While excessive gene expression is widely recognised to trigger undesirable genome instability, how cells prevent this in times of high demand for gene expression (e.g. pathogen attack or other environmental challenges), remains largely unknown. Our findings now begin to reveal the elusive link between activation of gene expression by gene activators and genome instability. During the remainder of the project, we will seek to cement our hypothesis that ‘dangerous’ gene activators, like NPR1, use ubiquitin signalling to attract the DNA damage repair machinery to prevent genome instability when demands for gene expression are high.
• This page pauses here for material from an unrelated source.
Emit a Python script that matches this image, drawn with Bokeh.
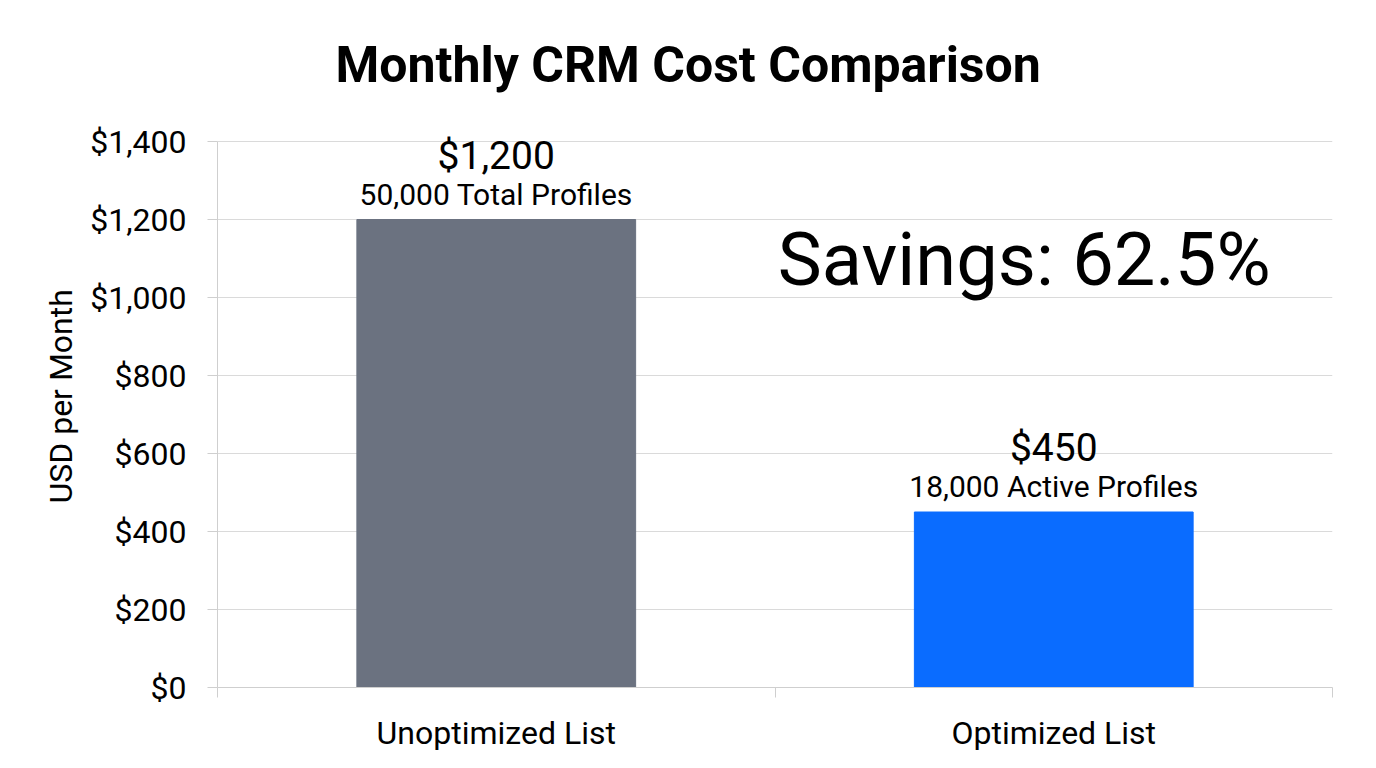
from bokeh.plotting import figure
from bokeh.models import (ColumnDataSource, FixedTicker, NumeralTickFormatter,
                          Label, LabelSet, Title, Range1d)
from bokeh.core.properties import value
from bokeh.embed import file_html
from bokeh.resources import INLINE

categories = ["Unoptimized List", "Optimized List"]
costs = [1200, 450]
cost_labels = ["$1,200", "$450"]
profile_labels = ["50,000 Total Profiles", "18,000 Active Profiles"]
bar_colors = ["#6B7280", "#0A6CFF"]
y_ticks = [0, 200, 400, 600, 800, 1000, 1200, 1400]
savings_text = "Savings: 62.5%"
y_label = "USD per Month"

FONT = "Roboto"
xs = [i + 0.5 for i in range(len(categories))]
y_max = y_ticks[-1]
y_head = 100  # headroom above the top tick so labels are not clipped

src = ColumnDataSource(dict(x=xs, top=costs, color=bar_colors,
                            vlab=cost_labels, plab=profile_labels))

p = figure(width=1360, height=752, output_backend="svg", toolbar_location=None,
           x_range=Range1d(0, len(categories)), y_range=Range1d(0, y_max + y_head),
           frame_width=1115, frame_height=585,
           min_border_left=217, min_border_right=28,
           min_border_top=102, min_border_bottom=65)
p.outline_line_color = None
p.background_fill_color = "white"
p.border_fill_color = "white"

t = Title(text="Monthly CRM Cost Comparison", align="left", offset=118,
          text_font=FONT, text_font_size="50px", text_font_style="bold",
          text_color="#000000", standoff=18)
p.add_layout(t, "above")

p.vbar(x="x", top="top", width=0.5, bottom=0, color="color", source=src)

p.add_layout(LabelSet(x="x", y="top", text="plab", source=src, y_offset=15,
                      text_align="center", text_baseline="alphabetic",
                      text_font=value(FONT), text_font_size="30px",
                      text_color="#000000"))
p.add_layout(LabelSet(x="x", y="top", text="vlab", source=src, y_offset=51,
                      text_align="center", text_baseline="alphabetic",
                      text_font=value(FONT), text_font_size="39px",
                      text_color="#000000"))

p.add_layout(Label(x=1.005, y=1098, text=savings_text, text_font=FONT,
                   text_font_size="74px", text_baseline="alphabetic",
                   text_align="left", text_color="#000000"))

# y axis
p.yaxis.ticker = FixedTicker(ticks=y_ticks)
p.yaxis.bounds = (0, y_max)
p.yaxis.formatter = NumeralTickFormatter(format="$0,0")
p.yaxis.major_label_text_font = FONT
p.yaxis.major_label_text_font_size = "32px"
p.yaxis.major_label_text_color = "#000000"
p.yaxis.major_label_standoff = 21
p.yaxis.axis_line_color = "#CFCFCF"
p.yaxis.major_tick_line_color = "#CFCFCF"
p.yaxis.major_tick_out = 10
p.yaxis.major_tick_in = 0
p.yaxis.minor_tick_line_color = None

ylab = Title(text=y_label, align="left", offset=184, text_font=FONT,
             text_font_size="32px", text_font_style="normal",
             text_color="#000000", standoff=16)
p.add_layout(ylab, "left")

# x axis
p.xaxis.ticker = FixedTicker(ticks=xs, minor_ticks=list(range(len(categories) + 1)))
p.xaxis.major_label_overrides = {x: c for x, c in zip(xs, categories)}
p.xaxis.major_label_text_font = FONT
p.xaxis.major_label_text_font_size = "32px"
p.xaxis.major_label_text_color = "#000000"
p.xaxis.major_label_standoff = 16
p.xaxis.axis_line_color = "#CFCFCF"
p.xaxis.major_tick_line_color = None
p.xaxis.minor_tick_line_color = "#CFCFCF"
p.xaxis.minor_tick_out = 10
p.xaxis.minor_tick_in = 0

p.xgrid.grid_line_color = None
p.ygrid.grid_line_color = "#DADADA"
p.ygrid.grid_line_width = 1

open("out.html", "w").write(file_html(p, INLINE))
This is critical knowledge to avoid undesirable side-effects of newly engineered crop protection strategies.

Lastly, we are generating novel strategies for detection of diverse ubiquitin topologies in the plant cell proteome. This is revealing that plants utilise the full spectrum of known ubiquitin topologies and more, and allow us to associate these with specific cellular processes. Moreover, we can now assess how the deletion of a single ubiquitin ligase impacts the entire ubiquitin topology landscape of the cell. Together, these advancements enable us to dissect how and to what extend immune-activated plant cells utilise the complexity of ubiquitin signalling, and ultimately translate these findings into novel agri-tech solutions to combat devastating crop diseases.